Paddle shifters on the steering wheel let you go through the gears. However, I suspect most drivers will forego manual shifting to enjoy the adaptive cruise control. It proved responsive even in unpredictable traffic. That may be due to the system registering two vehicles ahead, not just one.

My foot regularly hovered over the brake pedal when cars swerved from an on-ramp to a nearby collector-to-express interchange, but the 640 managed well enough. I attribute that partly to my preference for the greatest possible following distance, which I estimated at about two seconds. If that sounds a bit low for maximum following distance, I’ve found that a two-second maximum seems to be the standard for such systems among carmakers. I look forward to adaptive cruise control systems that offer a little more following distance.

It’s difficult to capture all the active safety features in the 640 without writing a manual-length review. Rear cross-traffic alert. A 360-degree view around the car. BMW’s night-vision system showing any objects that radiate heat – i.e. living organisms like animals and human beings. This list continues for a while.
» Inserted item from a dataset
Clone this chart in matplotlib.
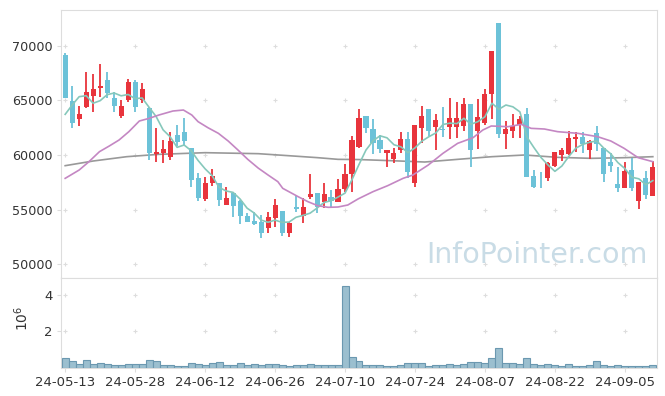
import numpy as np
import pandas as pd
import matplotlib
matplotlib.use("Agg")
import matplotlib.pyplot as plt

# daily candles, 2024-05-13 .. 2024-09-11 (trading days)
opens = [69149, 64940, 63324, 64422, 65428, 66160, 66862, 65214, 63598, 65062,
         66648, 65031, 64269, 60060, 60152, 59846, 61829, 62134, 60609, 57925,
         55973, 57468, 57407, 55424, 56492, 55790, 54418, 53960, 53899, 53289,
         54265, 54875, 52893, 55241, 54448, 56156, 56492, 55729, 56156, 55729,
         56858, 58260, 60762, 63568, 62378, 61371, 60212, 59633, 60456, 61463,
         57468, 62500, 64208, 62531, 62347, 62592, 62592, 62653, 64635, 62225,
         62957, 65550, 72107, 61951, 62225, 62744, 63751, 58078, 57925, 57864,
         59023, 60000, 60060, 61463, 61616, 60456, 61982, 60609, 59389, 57315,
         57010, 58626, 55790, 57864, 56278]
highs = [69302, 66312, 64483, 67563, 67380, 68295, 67624, 65733, 65031, 66923,
         66831, 66556, 64422, 62439, 61371, 62073, 62744, 63354, 60670, 58322,
         58017, 58687, 57407, 57102, 56644, 55882, 54662, 54814, 54509, 54814,
         55973, 54875, 53899, 56278, 56034, 58230, 56492, 57407, 56797, 57773,
         59145, 61738, 64177, 63568, 63293, 61829, 60456, 60670, 62073, 62073,
         62744, 64513, 64208, 63751, 64361, 65184, 64879, 65184, 64635, 65123,
         66038, 69515, 72107, 63110, 63720, 63598, 64269, 58626, 58474, 59389,
         60304, 60670, 62225, 62134, 62073, 61371, 62653, 60670, 60152, 58870,
         59389, 59694, 57498, 58535, 59480]
lows = [65184, 62439, 62683, 64330, 63903, 65275, 65184, 63903, 63354, 64879,
        63903, 64726, 59542, 59328, 59237, 59542, 60822, 60914, 57102, 55790,
        55790, 57193, 55363, 55424, 54357, 53655, 53838, 53594, 52374, 52832,
        53442, 52587, 52526, 54753, 53747, 55943, 54662, 55180, 55119, 55729,
        56644, 56644, 60609, 61982, 60060, 60152, 58870, 59298, 60152, 57864,
        57102, 61127, 61738, 60456, 61677, 61463, 61524, 62195, 58931, 60517,
        62744, 63293, 61585, 60548, 61524, 61585, 58017, 56949, 56949, 57651,
        58931, 59480, 60000, 60304, 60152, 59602, 60395, 57559, 58413, 56583,
        57010, 56705, 55058, 55943, 56278]
closes = [65184, 62957, 63751, 65764, 66038, 66343, 65703, 64513, 64483, 66648,
          64422, 66038, 60212, 60274, 60548, 61280, 61188, 61280, 57712, 56034,
          57468, 58078, 55882, 56095, 55363, 54448, 53899, 53686, 52832, 54357,
          55424, 52893, 53808, 55028, 55211, 56431, 55211, 56400, 55821, 56888,
          58230, 61371, 63354, 62439, 61066, 60548, 60456, 60182, 61463, 58413,
          62744, 63568, 62195, 63202, 62256, 63354, 63354, 64635, 60456, 63476,
          65580, 69515, 61920, 62378, 62653, 63263, 58017, 57102, 57864, 59237,
          60304, 60456, 61524, 61616, 60975, 61310, 60975, 58230, 59023, 57010,
          58565, 57010, 57498, 56339, 58870]
prev_closes = [58687, 59941, 65304, 69484]  # 4 days before the window (for MA5)
volume = [0.545, 0.40, 0.24, 0.44, 0.24, 0.27, 0.22, 0.18, 0.18, 0.22,
          0.22, 0.22, 0.44, 0.40, 0.18, 0.18, 0.13, 0.13, 0.27, 0.22,
          0.18, 0.27, 0.33, 0.18, 0.18, 0.27, 0.18, 0.22, 0.18, 0.22,
          0.22, 0.18, 0.13, 0.16, 0.16, 0.22, 0.18, 0.18, 0.18, 0.18,
          4.49, 0.60, 0.38, 0.18, 0.18, 0.18, 0.11, 0.11, 0.18, 0.27,
          0.27, 0.27, 0.13, 0.18, 0.18, 0.22, 0.18, 0.22, 0.33, 0.33,
          0.27, 0.55, 1.09, 0.27, 0.27, 0.22, 0.55, 0.22, 0.18, 0.22,
          0.18, 0.11, 0.22, 0.11, 0.11, 0.18, 0.38, 0.18, 0.11, 0.18,
          0.11, 0.11, 0.11, 0.11, 0.18]  # millions

# MA20 / long MA (x = candle index)
ma20_x = [0, 2, 3.4, 4.9, 6.3, 7.7, 9.1, 10.6, 12, 13.4, 15.4, 16.9, 18.1, 19, 20.4,
          21.9, 23.3, 24.7, 26.1, 27.6, 29, 30.4, 31.1, 33.3, 34.7, 36.1, 37.6, 39,
          40.4, 41.9, 44, 46.1, 48.3, 49.7, 51.9, 54, 56.1, 58.3, 59.7, 60.9, 63.3,
          65.2, 66.6, 68.5, 70.4, 73.3, 76.1, 78, 79.9, 81.9, 84]
ma20_y = [57864, 58626, 59389, 60304, 60822, 61371, 62134, 63110, 63354, 63659, 64025,
          64116, 63659, 63049, 62500, 61982, 61280, 60456, 59602, 58800, 58169, 57559,
          56949, 56186, 55729, 55363, 55211, 55241, 55424, 55990, 56644, 57193, 57864,
          58169, 59084, 60152, 61066, 61585, 62286, 62653, 62592, 62805, 62439, 62378,
          62134, 61982, 61677, 61280, 60609, 59755, 59389]
mal_x = [0, 4, 8.8, 13.4, 20, 27.6, 31.9, 36.1, 39, 41.9, 46.6, 51.4, 56.1, 61, 65.7,
         70.4, 75.2, 80, 84]
mal_y = [59023, 59450, 59846, 60060, 60212, 60121, 59938, 59755, 59602, 59585, 59480,
         59358, 59602, 59846, 60000, 59785, 59694, 59755, 59846]

tick_idx = [0, 10, 20, 30, 40, 50, 60, 70, 80]
tick_labels = ['24-05-13', '24-05-28', '24-06-12', '24-06-26', '24-07-10',
               '24-07-24', '24-08-07', '24-08-22', '24-09-05']

up_col = '#e8343c'
down_col = '#6cc2d8'
frame_col = '#dddddd'
txt_col = '#333333'

fig = plt.figure(figsize=(6.65, 3.96), dpi=100)
ax = fig.add_axes([0.0917, 0.298, 0.8963, 0.6767])
axv = fig.add_axes([0.0917, 0.0707, 0.8963, 0.2273], sharex=ax)

n = len(closes)
x = np.arange(n)
o = np.array(opens); c = np.array(closes)
h = np.array(highs); l = np.array(lows)
cols = [up_col if c[i] >= o[i] else down_col for i in range(n)]

ax.vlines(x, l, h, colors=cols, linewidth=1.3, zorder=3)
ax.bar(x, np.abs(c - o), bottom=np.minimum(o, c), width=0.72, color=cols, zorder=4)

ma5 = pd.Series(prev_closes + closes).rolling(5).mean().values[len(prev_closes):]
ax.plot(x, ma5, color='#86c8bb', lw=1.2, zorder=5)
ax.plot(ma20_x, ma20_y, color='#c487c3', lw=1.2, zorder=5)
ax.plot(mal_x, mal_y, color='#999999', lw=1.2, zorder=2)

ax.set_xlim(-0.6, 84.6)
ax.set_ylim(48745, 73267)
yt = [50000, 55000, 60000, 65000, 70000]
ax.set_yticks(yt)
ax.set_yticklabels([str(v) for v in yt])
gx, gy = np.meshgrid(tick_idx, yt)
ax.scatter(gx.ravel(), gy.ravel(), marker='+', s=10, color='#dddddd', linewidths=0.8, zorder=1)

ax.text(0.985, 0.085, 'InfoPointer.com', transform=ax.transAxes, ha='right', va='center',
        fontsize=20.5, color='#c9dce6', zorder=6)

axv.bar(x, volume, width=1.0, color='#9bbfcf', edgecolor='#6b98b0', linewidth=0.8, zorder=3)
axv.set_ylim(0, 4.93)
axv.set_yticks([2, 4])
axv.set_yticklabels(['2', '4'])
gx2, gy2 = np.meshgrid(tick_idx, [2, 4])
axv.scatter(gx2.ravel(), gy2.ravel(), marker='+', s=10, color='#dddddd', linewidths=0.8, zorder=1)
axv.set_ylabel('$10^6$', fontsize=10, color=txt_col)
axv.yaxis.set_label_coords(-0.05, 0.55)

axv.set_xticks(tick_idx)
axv.set_xticklabels(tick_labels)
plt.setp(ax.get_xticklabels(), visible=False)

for a in (ax, axv):
    for s in a.spines.values():
        s.set_color(frame_col)
    a.tick_params(axis='both', length=3, color=frame_col, labelcolor=txt_col, labelsize=9.5, pad=3)
ax.tick_params(axis='x', length=0)
ax.tick_params(axis='y', labelsize=9.2)
axv.tick_params(axis='y', labelsize=9.5)

fig.savefig('out.png', dpi=100)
The 640 takes premium unleaded in its 68L tank. The 6-cylinder engine is thirsty, so you may be tempted to turn it off when stopped at a light or stop sign. There’s no need. BMW thoughtfully included engine start-stop technology to do this automatically during most (not all) idling situations. The feature communicates with the navigation system to keep the engine running at, for instance, the entrance to a traffic circle.

Conclusions

When I first picked up the 640 for my review, I was able to get in, adjust the seats and mirrors, buckle up, and enjoy my first drive. For all the technological goodness in it, that’s what I suspect many other drivers will do. It’s technical sophistication can be both an asset and imposing at the same time. Fortunately, you won’t need to do all the research I did (much of which did not make it to this review) to enjoy the ride.

The 2018 BMW 640 xDrive Gran Turismo starts at a base MSRP of $76,700. With the options on the car I reviewed, it came to $97,150. Certain features mentioned in this review are optional. Consult bmw.ca for more details.